Quark Expeditions is profoundly committed to environmentally responsible tourism.
As a long-time, active member of both the International Association of Antarctica Tour Operators (IAATO), and the Association of Arctic Expedition Cruise Operators (AECO), Quark adheres to stringent guidelines designed to ensure the Polar Regions remain pristine for generations to come.
Our Sustainability Initiatives
- We were the first operator to offer inclusive CarbonNeutral® voyages on the Ocean Diamond
- Quark’s flights on the Antarctic Express Fly-Cruise program are carbon offset and help the conservation of 38,000 hectares of native forest in the Magallanes region of Chile
- All Quark team air travel is carbon offset
- Our vessels burn Marine Gas Oil (MGO) – a clean burning fuel with a low emission factor
- Quark conforms to all international regulations/policies governing disposal of waste at sea
- We serve only sustainable seafood
- We use eco-friendly laundry chemicals & cabin amenities
- We provide every passenger with a reusable water bottle
- We use only recycled, acid-free paper onboard and limit paper use
- We use recycled paper and acid free inks in the manufacture of our brochures
Our Charitable Work
Quark has been a proud ambassador of the Polar Regions since 1991. Thanks to our passengers, Quark’s onboard auctions have raised an average of $150,000 each season for charities dedicated to sustainability and conservation in the places we visit.

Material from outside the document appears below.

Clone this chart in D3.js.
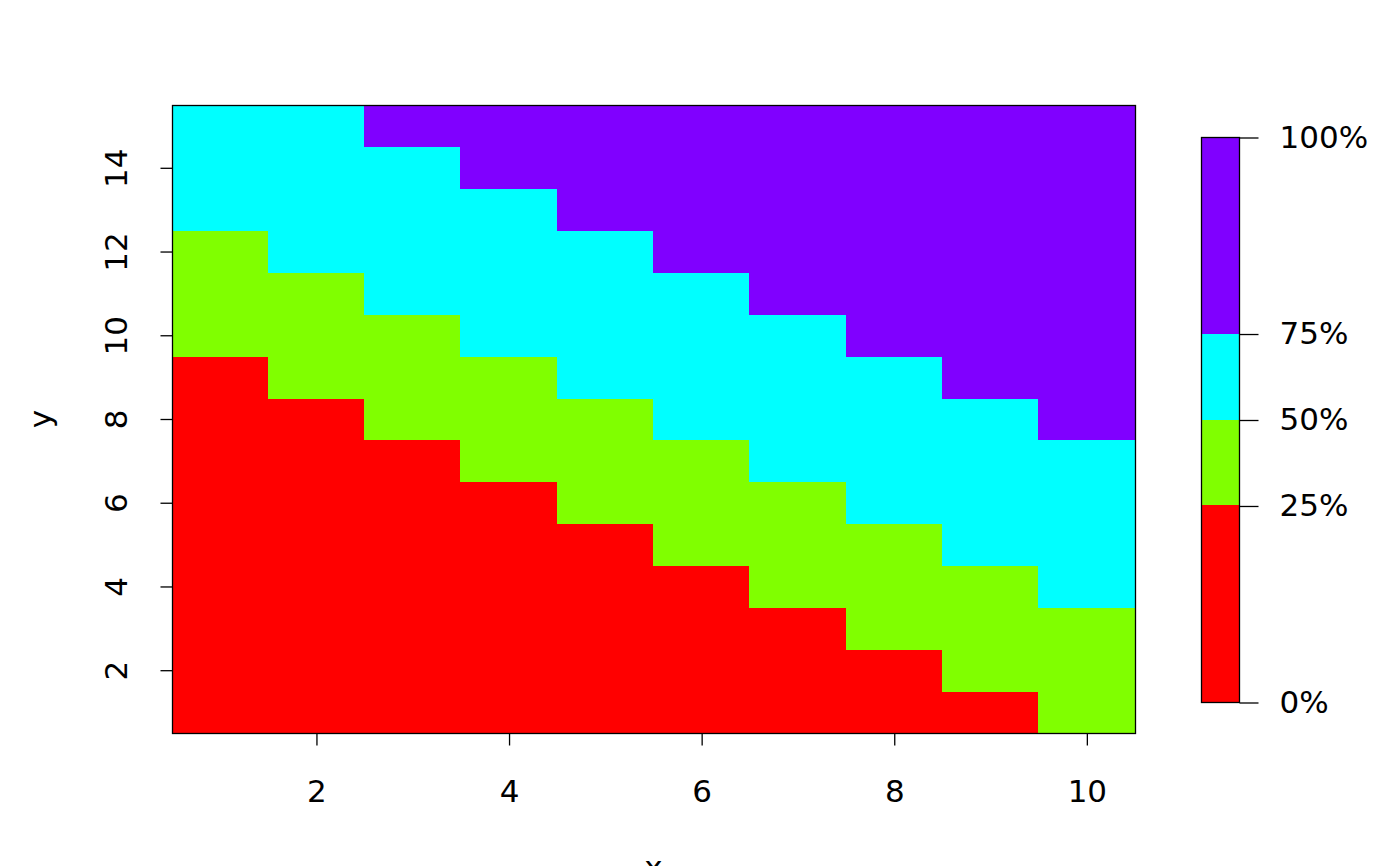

This year, Quark will support the following charities:
Polar Bears International
Polar Bears international is dedicated to the worldwide conservation of the polar bear and its sea-ice home through research, education, and stewardship.
Clean Up Svalbard
The governor of Svalbard, through Clean Up Svalbard, enlists the aid of tourism companies like Quark Expeditions to collect refuse from beaches and wilderness areas.
Underwater Bait Setter
The Underwater Bait Setter is a project designed to deliver a new piece of fishing equipment that sets longline hooks underwater to prevent seabird by catch. The BS30 is the first device of its kind in the world. It has the potential to solve the seabird by catch problem in longline fisheries once and for all.
Penguin Lifelines is a project run by Dr. Tom Hart researching the threats to Antarctic penguins. Done in collaboration with Oxford University, ZSL, Oceanites, Stony Brook and Woods Hole Oceanographic Institute, long-term monitoring is being used in the field, along with a genetic analysis of penguin feathers, to get a complete picture of how populations are changing.